To further enrich the manipulating method of the transverse SAM density with the tightly focused SM-HP-VOF, we added a segmented vortex phase distribution $p_n$ in each sector to the SM-HP-VOF, to help us study the influence of the OAM on the transverse SAM density. As we introduced above, the OAM is related to the space-variant phase distribution, which has been applied in various regions [52,53,54,55,56,57,58,59,60,61]. A vortex field with a helical phase of $\exp (-il\phi )$ can carry an optical OAM of $lћ$ per photon, where l is the topological charge. The SM-HP-VOF with the phase modulation can be expressed as:

$$\mathbf{E}\left(\phi \right)={\displaystyle \sum }_{n=1}^N{\mathbf{E}}_n\left(\phi \right)e^{{ip}_n}+{\displaystyle \sum }_{n=N+1}^{2N}{\mathbf{E}}_n\left(\phi \right)e^{-{ip}_n}$$

(8)

when $1\le n\le N$ and n is odd, $p_n=l\phi -\left(n-1\right)l\mathsf{\pi }/N$, $\left(n-1\right)\mathsf{\pi }/N\le \phi <n\mathsf{\pi }/N$. Hence, $p_n$ is limited within a range of $[0,l\mathsf{\pi }/N)$, which means that the variation trend of $p_n$ is exactly equivalent to the case of $p_1$. When $1\le n\le N$ and n is even, $p_n=ln\mathsf{\pi }/N-l\phi ,\left(n-1\right)\mathsf{\pi }/N\le \phi <n\mathsf{\pi }/N$. Hence, $p_n$ is limited within a range of $[l\mathsf{\pi }/N,0)$, which means that the variation trend of $p_n$ is exactly contrary to the case of $p_1$. For the case of the optical field below x axis when $N+1\le n\le 2N$, the attached phase is the complex conjugate of the phase at the central symmetric position. In this way, the segmented vortex phase distribution also is in accord with the symmetry requirement we make.

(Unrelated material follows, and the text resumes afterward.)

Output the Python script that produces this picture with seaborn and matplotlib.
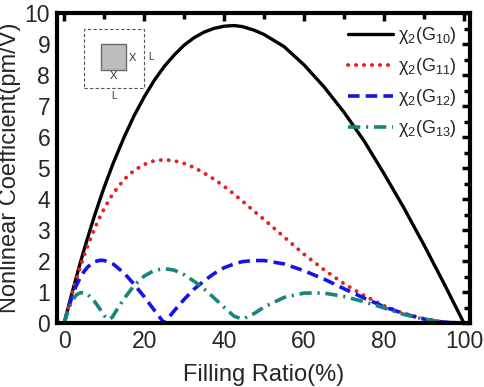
import matplotlib
matplotlib.use('Agg')
import matplotlib.pyplot as plt
from matplotlib.patches import Rectangle
from matplotlib.ticker import MultipleLocator
import seaborn as sns

# --- Data ---
filling = [0, 0.5, 1, 2, 3, 4, 5, 6, 7.5, 9,
           10, 11.1, 12, 12.5, 15, 17.5, 20, 22.5, 25, 27.5,
           30, 32.5, 35, 37.5, 40, 42.5, 44.4, 45, 47.5, 50,
           55, 60, 65, 70, 75, 80, 85, 90, 95, 100]

chi_g10 = [0, 0.26, 0.51, 1.01, 1.48, 1.95, 2.39, 2.82, 3.44, 4.02,
           4.39, 4.77, 5.08, 5.24, 6.01, 6.70, 7.30, 7.83, 8.28, 8.65,
           8.97, 9.21, 9.39, 9.51, 9.58, 9.60, 9.57, 9.55, 9.45, 9.31,
           8.92, 8.33, 7.62, 6.80, 5.88, 4.82, 3.71, 2.52, 1.28, 0]

chi_g11 = [0, 0.26, 0.50, 0.97, 1.41, 1.82, 2.20, 2.55, 3.03, 3.45,
           3.70, 3.95, 4.14, 4.23, 4.64, 4.93, 5.12, 5.24, 5.27, 5.24,
           5.15, 5.02, 4.84, 4.64, 4.41, 4.16, 3.95, 3.89, 3.61, 3.34,
           2.78, 2.22, 1.72, 1.27, 0.89, 0.56, 0.31, 0.14, 0.03, 0]

chi_g12 = [0, 0.25, 0.48, 0.88, 1.21, 1.47, 1.68, 1.83, 1.98, 2.03,
           2.02, 1.97, 1.92, 1.88, 1.61, 1.25, 0.85, 0.42, 0, 0.40,
           0.77, 1.10, 1.37, 1.60, 1.79, 1.91, 1.98, 1.99, 2.02, 2.02,
           1.91, 1.69, 1.42, 1.11, 0.81, 0.53, 0.30, 0.13, 0.03, 0]

chi_g13 = [0, 0.24, 0.44, 0.73, 0.91, 0.98, 0.98, 0.91, 0.71, 0.44,
           0.24, 0.12, 0.19, 0.30, 0.80, 1.22, 1.52, 1.70, 1.76, 1.71,
           1.56, 1.35, 1.10, 0.81, 0.51, 0.22, 0.14, 0.15, 0.31, 0.52,
           0.83, 0.97, 0.97, 0.86, 0.69, 0.49, 0.28, 0.13, 0.03, 0]

labels = ['χ$_2$(G$_{10}$)', 'χ$_2$(G$_{11}$)', 'χ$_2$(G$_{12}$)', 'χ$_2$(G$_{13}$)']

# --- Style ---
sns.set_style('white')
plt.rcParams['font.family'] = ['Liberation Sans', 'DejaVu Sans']
plt.rcParams['mathtext.fontset'] = 'custom'
plt.rcParams['mathtext.rm'] = 'Liberation Sans'
plt.rcParams['mathtext.it'] = 'Liberation Sans:italic'

line_styles = [
    dict(color='black', linewidth=2.4, linestyle='-'),
    dict(color='#e32222', linewidth=2.8, linestyle=(0, (0.05, 2.0)), dash_capstyle='round'),
    dict(color='#1414e6', linewidth=2.6, linestyle=(0, (3.2, 1.7))),
    dict(color='#16857c', linewidth=2.6, linestyle=(0, (3.4, 1.6, 0.6, 1.6))),
]

fig = plt.figure(figsize=(4.84, 3.87), dpi=100)
ax = fig.add_axes([0.118, 0.165, 0.853, 0.801])

for vals, lab, st in zip([chi_g10, chi_g11, chi_g12, chi_g13], labels, line_styles):
    sns.lineplot(x=filling, y=vals, ax=ax, label=lab, **st)

ax.set_xlim(-1.8, 101.5)
ax.set_ylim(0, 10)
ax.xaxis.set_major_locator(MultipleLocator(20))
ax.xaxis.set_minor_locator(MultipleLocator(10))
ax.yaxis.set_major_locator(MultipleLocator(1))
ax.yaxis.set_minor_locator(MultipleLocator(0.5))
ax.tick_params(which='both', direction='in', top=True, right=True, width=2.5, color='black')
ax.tick_params(which='major', length=6, labelsize=16.5, pad=5)
ax.tick_params(which='minor', length=4)
for sp in ax.spines.values():
    sp.set_linewidth(3)
    sp.set_color('black')

ax.set_xlabel('Filling Ratio(%)', fontsize=17, labelpad=8)
ax.set_ylabel('Nonlinear Coefficient(pm/V)', fontsize=17, labelpad=3)

ax.legend(loc='upper right', frameon=False, fontsize=13, handlelength=2.5,
          handletextpad=0.3, labelspacing=0.55, bbox_to_anchor=(0.99, 0.99),
          borderaxespad=0.1)

# --- Inset sketch of the unit cell ---
ax.add_patch(Rectangle((4.9, 7.58), 15.0, 1.92, fill=False, edgecolor='#555555',
                       linestyle=(0, (3, 2)), linewidth=0.8))
ax.add_patch(Rectangle((9.3, 8.18), 6.2, 0.81, facecolor='#bdbdbd', edgecolor='#6a6a6a',
                       linewidth=1.0))
ax.text(17.0, 8.56, 'X', fontsize=8, color='#333333', ha='center', va='center')
ax.text(12.4, 7.98, 'X', fontsize=8, color='#333333', ha='center', va='center')
ax.text(21.8, 8.59, 'L', fontsize=7, color='#333333', ha='center', va='center')
ax.text(12.4, 7.32, 'L', fontsize=7, color='#333333', ha='center', va='center')

fig.savefig('out.png', dpi=100)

Figure 6 shows the total intensity and transverse SAM density of the tightly focused SM-HP-VOF with segmented vortex phase modulation when (N, m) = (4, 1). The topological charges of the segmented vortex phases are l = −2, −1, 0, 1 and 2 in the first to fifth columns in Figure 6, respectively. When there is no vortex phase distribution and l = 0, there are two peak spots in the transverse SAM density pattern. When |l| increases to 2, the two peak spots gradually change to one, and the maximum value increases as well. This means the segmented vortex phase or the segmented OAM distribution can help the SM-HP-VOF to converge and enhance the transverse SAM density. For opposite topological charges l, the distribution of the focal intensity and the transverse SAM density are both symmetric about the x axis, as shown in the first two rows in Figure 6. However, for the direction of the transverse SAM density S_t, it is not simply symmetric about x axis for opposite l. The directions of the transverse SAM density when l = 2 and −2 are both clockwise. This is because the upper peak spot maintains when l = −2, while the lower peak spot maintains when l = 2.

4. Conclusions

In conclusion, we propose a new kind of SM-HP-VOF, which is designed by dividing the wave front of the optical field into sectors and filling the symmetric polarizations based on the conventional cylindrical HP-VOF. We realized the SM-HP-VOF in an experiment, and the wave fronts were divided into four and eight sectors, respectively. Based on the SM-HP-VOF, pure transverse SAM can be achieved in the focal plane by a focal lens with NA = 0.95. By changing the parameters of the SM-HP-VOF, the shape, intensity, and symmetry of the transverse SAM can be manipulated. When a segmented vortex phase is further added to the wave front of the SM-HP-VOF, the transverse SAM becomes more concentrated and stronger. In this way, the OAM can be regarded as a catalyst of manipulating transverse SAM. The newly proposed SM-HP-VOF and the flexibly manipulated transverse SAM can provide new thoughts in studying VOF as well as the transverse SAM, which can be applied in various areas including chip optical circuitry, optical quantum computing, and optical trapping and manipulation.